Written instruction: Take the lines from the head of the listing through the one bearing "ax = fig.add_axes([0, 0, 1, 1])" and copy them exactly, leaving every picture out.
═══ Data for this exercise ═══
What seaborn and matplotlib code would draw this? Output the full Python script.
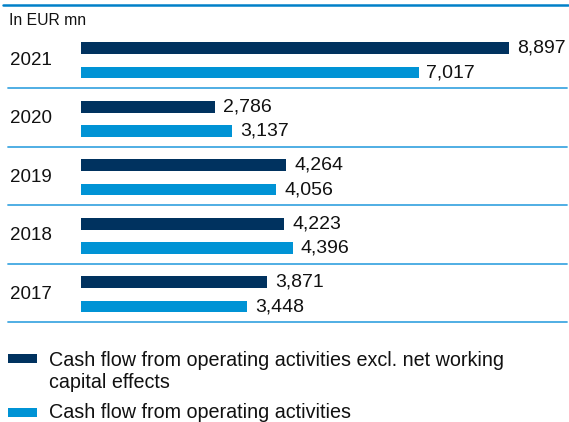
import pandas as pd
import seaborn as sns
import matplotlib.pyplot as plt
from matplotlib.patches import Rectangle
from matplotlib.lines import Line2D

# values (EUR mn)
years = ["2021", "2020", "2019", "2018", "2017"]
cf_excl_nwc = [8897, 2786, 4264, 4223, 3871]
cf_operating = [7017, 3137, 4056, 4396, 3448]
series_names = [
    "Cash flow from operating activities excl. net working\ncapital effects",
    "Cash flow from operating activities",
]
colors = ["#00325F", "#0093D5"]
rule_color = "#41A8E2"

df = pd.DataFrame({
    "year": years * 2,
    "value": cf_excl_nwc + cf_operating,
    "series": [series_names[0]] * len(years) + [series_names[1]] * len(years),
})

sns.set_style("white")
plt.rcParams["font.family"] = ["Liberation Sans", "DejaVu Sans"]

W, H = 569, 422
fig = plt.figure(figsize=(W / 100, H / 100), dpi=100)
ax = fig.add_axes([0, 0, 1, 1])

sns.barplot(data=df, y="year", x="value", hue="series", order=years,
            hue_order=series_names, palette=colors, orient="h",
            width=0.828, gap=0.52, saturation=1, linewidth=0,
            legend=False, ax=ax)

# map data onto the pixel layout of the reference
ax.set_xlim(-1690, 10139)
ax.set_ylim(6.181, -1.0325)
ax.set_axis_off()

# value labels
for cont in ax.containers:
    ax.bar_label(cont, labels=[f"{v:,.0f}" for v in cont.datavalues],
                 padding=5.5, fontsize=14, color="#111111")

# year labels and separators
for i, yr in enumerate(years):
    ax.text(10 / W, i, yr, transform=ax.get_yaxis_transform(),
            ha="left", va="center", fontsize=13.5, color="#111111")
    ax.axhline(i + 0.472, xmin=8 / W, xmax=567 / W, color=rule_color, lw=1.3)

# top rule from the cropped header
fig.add_artist(Line2D([3 / W, 568 / W], [1 - 5 / H, 1 - 5 / H],
                      color="#0080C8", lw=1.8))

fig.text(9 / W, 1 - 25 / H, "In EUR mn", fontsize=11.3, color="#111111",
         ha="left", va="baseline")

# legend drawn by hand so the swatch sits on the first text line
swatch_y = [358, 412]
first_base = [366, 417.5]
for cy, base, name, col in zip(swatch_y, first_base, series_names, colors):
    fig.add_artist(Rectangle((8.3 / W, 1 - (cy + 4.5) / H), 29 / W, 9 / H,
                             transform=fig.transFigure, color=col, lw=0))
    for k, line in enumerate(name.split("\n")):
        fig.text(49 / W, 1 - (base + 21.7 * k) / H, line, fontsize=14.2,
                 color="#111111", ha="left", va="baseline")

fig.savefig("out.png", dpi=100)
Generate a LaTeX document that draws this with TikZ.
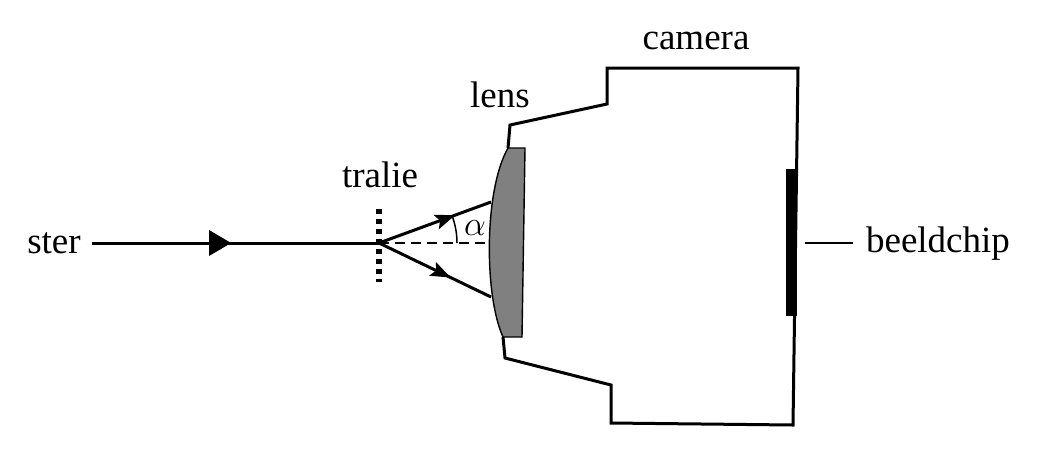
═══
Response to the exercise:
What seaborn and matplotlib code would draw this? Output the full Python script.
import pandas as pd
import seaborn as sns
import matplotlib.pyplot as plt
from matplotlib.patches import Rectangle
from matplotlib.lines import Line2D

# values (EUR mn)
years = ["2021", "2020", "2019", "2018", "2017"]
cf_excl_nwc = [8897, 2786, 4264, 4223, 3871]
cf_operating = [7017, 3137, 4056, 4396, 3448]
series_names = [
    "Cash flow from operating activities excl. net working\ncapital effects",
    "Cash flow from operating activities",
]
colors = ["#00325F", "#0093D5"]
rule_color = "#41A8E2"

df = pd.DataFrame({
    "year": years * 2,
    "value": cf_excl_nwc + cf_operating,
    "series": [series_names[0]] * len(years) + [series_names[1]] * len(years),
})

sns.set_style("white")
plt.rcParams["font.family"] = ["Liberation Sans", "DejaVu Sans"]

W, H = 569, 422
fig = plt.figure(figsize=(W / 100, H / 100), dpi=100)
ax = fig.add_axes([0, 0, 1, 1])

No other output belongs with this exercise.